Word for word, copy all the data and drop the pictures.

(Entries with chart source code)
◇ ◇ ◇ ◇ ◇ ◇ ◇
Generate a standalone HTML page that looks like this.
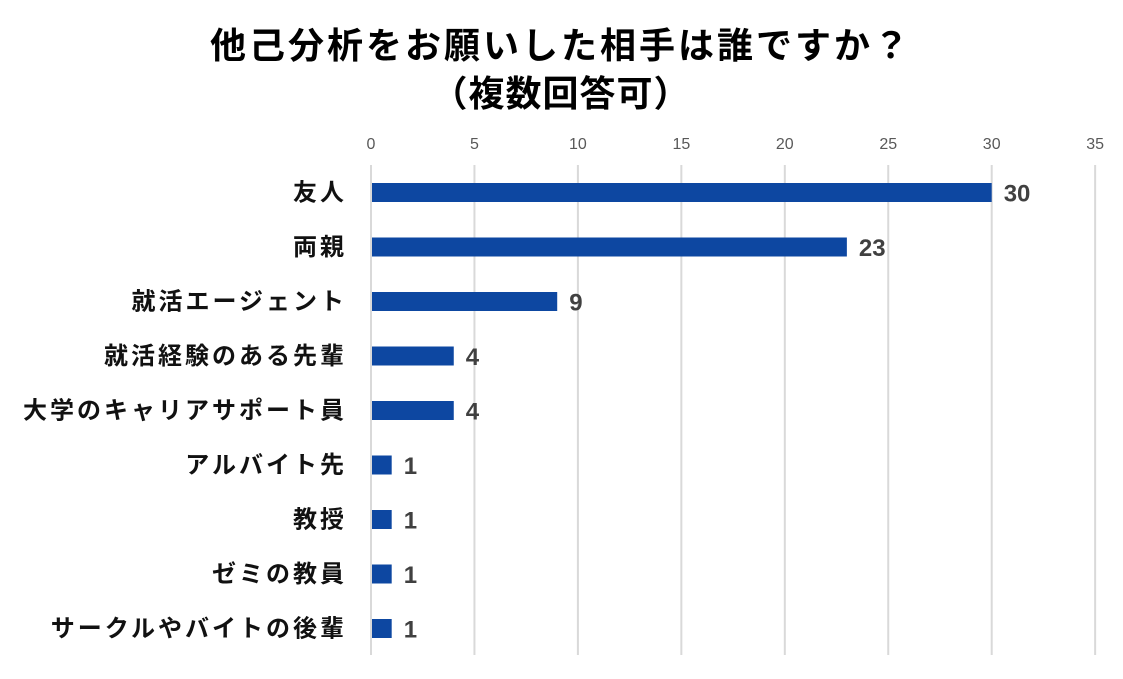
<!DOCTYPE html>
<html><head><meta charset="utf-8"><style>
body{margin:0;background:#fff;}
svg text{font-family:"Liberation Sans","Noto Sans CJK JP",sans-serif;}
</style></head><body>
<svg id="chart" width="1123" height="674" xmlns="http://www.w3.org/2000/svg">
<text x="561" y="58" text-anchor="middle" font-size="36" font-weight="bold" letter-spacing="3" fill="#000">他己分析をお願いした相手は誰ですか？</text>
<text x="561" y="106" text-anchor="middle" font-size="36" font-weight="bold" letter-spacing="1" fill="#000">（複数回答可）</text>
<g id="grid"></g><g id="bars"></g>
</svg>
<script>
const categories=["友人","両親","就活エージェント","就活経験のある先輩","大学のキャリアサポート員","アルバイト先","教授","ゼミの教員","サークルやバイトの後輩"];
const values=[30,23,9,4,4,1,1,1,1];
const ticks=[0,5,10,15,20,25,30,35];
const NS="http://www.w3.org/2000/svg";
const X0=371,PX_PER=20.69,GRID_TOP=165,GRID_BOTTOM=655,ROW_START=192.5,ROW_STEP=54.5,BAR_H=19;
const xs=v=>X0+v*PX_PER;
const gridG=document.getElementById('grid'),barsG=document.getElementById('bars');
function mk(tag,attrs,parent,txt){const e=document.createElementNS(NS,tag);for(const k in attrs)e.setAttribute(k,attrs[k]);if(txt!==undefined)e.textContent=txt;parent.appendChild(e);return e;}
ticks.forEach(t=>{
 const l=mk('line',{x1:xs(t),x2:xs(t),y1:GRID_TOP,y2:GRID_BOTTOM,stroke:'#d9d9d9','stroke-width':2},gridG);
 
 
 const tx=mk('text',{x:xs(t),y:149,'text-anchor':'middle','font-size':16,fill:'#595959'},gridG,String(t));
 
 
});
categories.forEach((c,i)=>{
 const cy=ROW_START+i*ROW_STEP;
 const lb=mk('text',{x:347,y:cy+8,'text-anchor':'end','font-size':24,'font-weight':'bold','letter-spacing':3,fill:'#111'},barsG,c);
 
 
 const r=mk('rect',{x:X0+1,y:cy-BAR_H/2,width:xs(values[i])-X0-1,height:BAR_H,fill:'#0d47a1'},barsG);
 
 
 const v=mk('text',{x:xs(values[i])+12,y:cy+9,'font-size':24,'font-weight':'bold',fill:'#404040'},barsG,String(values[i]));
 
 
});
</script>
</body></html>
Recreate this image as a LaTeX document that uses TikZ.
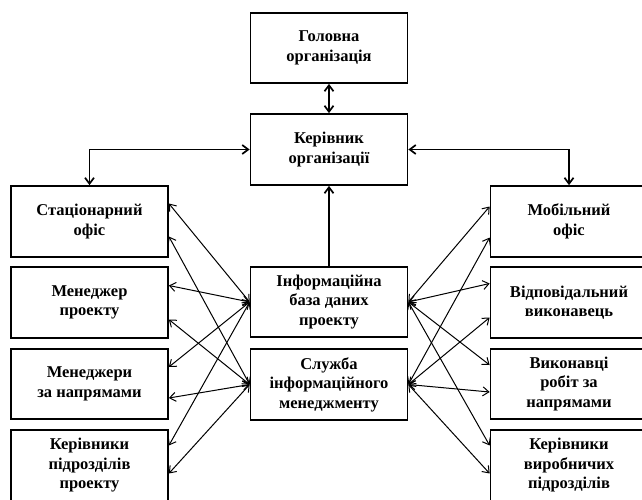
◇ ◇ ◇ ◇ ◇ ◇ ◇
- _Solution to this task_:
Generate a standalone HTML page that looks like this.
<!DOCTYPE html>
<html><head><meta charset="utf-8"><style>
body{margin:0;background:#fff;}
svg text{font-family:"Liberation Sans","Noto Sans CJK JP",sans-serif;}
</style></head><body>
<svg id="chart" width="1123" height="674" xmlns="http://www.w3.org/2000/svg">
<text x="561" y="58" text-anchor="middle" font-size="36" font-weight="bold" letter-spacing="3" fill="#000">他己分析をお願いした相手は誰ですか？</text>
<text x="561" y="106" text-anchor="middle" font-size="36" font-weight="bold" letter-spacing="1" fill="#000">（複数回答可）</text>
<g id="grid"></g><g id="bars"></g>
</svg>
<script>
const categories=["友人","両親","就活エージェント","就活経験のある先輩","大学のキャリアサポート員","アルバイト先","教授","ゼミの教員","サークルやバイトの後輩"];
const values=[30,23,9,4,4,1,1,1,1];
const ticks=[0,5,10,15,20,25,30,35];
const NS="http://www.w3.org/2000/svg";
const X0=371,PX_PER=20.69,GRID_TOP=165,GRID_BOTTOM=655,ROW_START=192.5,ROW_STEP=54.5,BAR_H=19;
const xs=v=>X0+v*PX_PER;
const gridG=document.getElementById('grid'),barsG=document.getElementById('bars');
function mk(tag,attrs,parent,txt){const e=document.createElementNS(NS,tag);for(const k in attrs)e.setAttribute(k,attrs[k]);if(txt!==undefined)e.textContent=txt;parent.appendChild(e);return e;}
ticks.forEach(t=>{
 const l=mk('line',{x1:xs(t),x2:xs(t),y1:GRID_TOP,y2:GRID_BOTTOM,stroke:'#d9d9d9','stroke-width':2},gridG);
 
 
 const tx=mk('text',{x:xs(t),y:149,'text-anchor':'middle','font-size':16,fill:'#595959'},gridG,String(t));
 
 
});
categories.forEach((c,i)=>{
 const cy=ROW_START+i*ROW_STEP;
 const lb=mk('text',{x:347,y:cy+8,'text-anchor':'end','font-size':24,'font-weight':'bold','letter-spacing':3,fill:'#111'},barsG,c);
 
 
 const r=mk('rect',{x:X0+1,y:cy-BAR_H/2,width:xs(values[i])-X0-1,height:BAR_H,fill:'#0d47a1'},barsG);
 
 
 const v=mk('text',{x:xs(values[i])+12,y:cy+9,'font-size':24,'font-weight':'bold',fill:'#404040'},barsG,String(values[i]));
 
 
});
</script>
</body></html>
Recreate this image as a LaTeX document that uses TikZ.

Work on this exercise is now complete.